Heat a heavy-bottomed pot over medium heat and add olive oil. Once shimmering, place the chicken thighs skin-side down and cook until golden brown, about 5 minutes per side. Remove and set aside.
Add chopped carrots, celery, and a pinch of salt to the same pot. Sauté until the vegetables are fragrant and slightly softened, about 8-10 minutes, stirring occasionally. The vegetables should be tender but still hold some texture.
Stir in minced garlic and cook for 30 seconds until fragrant, taking care not to burn it. You’ll notice the garlic becoming aromatic and slightly golden.
Pour in the chicken broth, then return the browned chicken thighs to the pot, skin side up. Bring the mixture to a gentle simmer, skimming off any foam that rises to the surface.

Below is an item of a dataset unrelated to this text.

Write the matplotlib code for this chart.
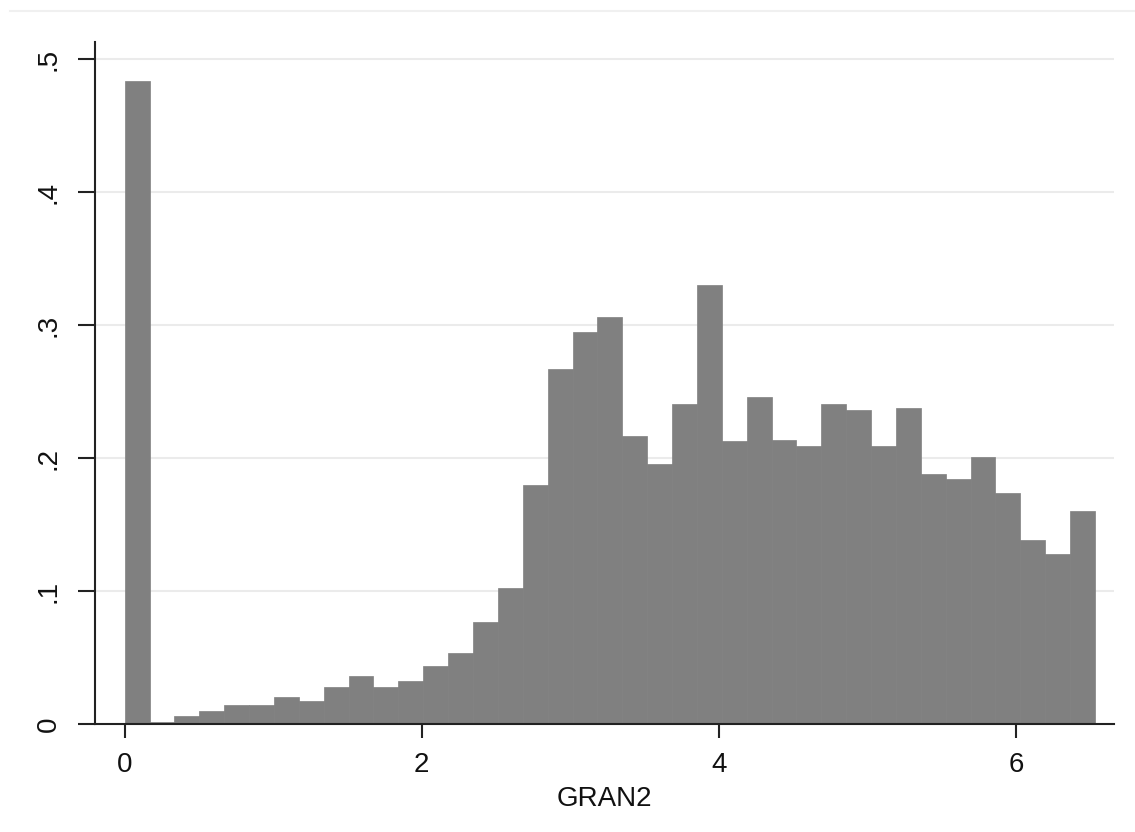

Reduce the heat to low, cover partially, and let the soup simmer gently for about 1.5 hours, until the chicken is tender and falling off the bone. Check occasionally and skim any foam.
Remove the chicken thighs from the soup, shred the meat with tongs or forks, discarding bones and skin. Return the shredded chicken to the pot and stir well.
Squeeze fresh lemon juice into the soup, then season with salt and pepper to taste. Stir to combine, and let the flavors meld for a couple of minutes.
Finish by sprinkling chopped parsley over the soup for a fresh, herby touch, and give it a gentle stir.
Ladle the hot soup into bowls, making sure each serving contains plenty of tender vegetables and shredded chicken. Serve immediately and enjoy the comforting aroma and rich flavors.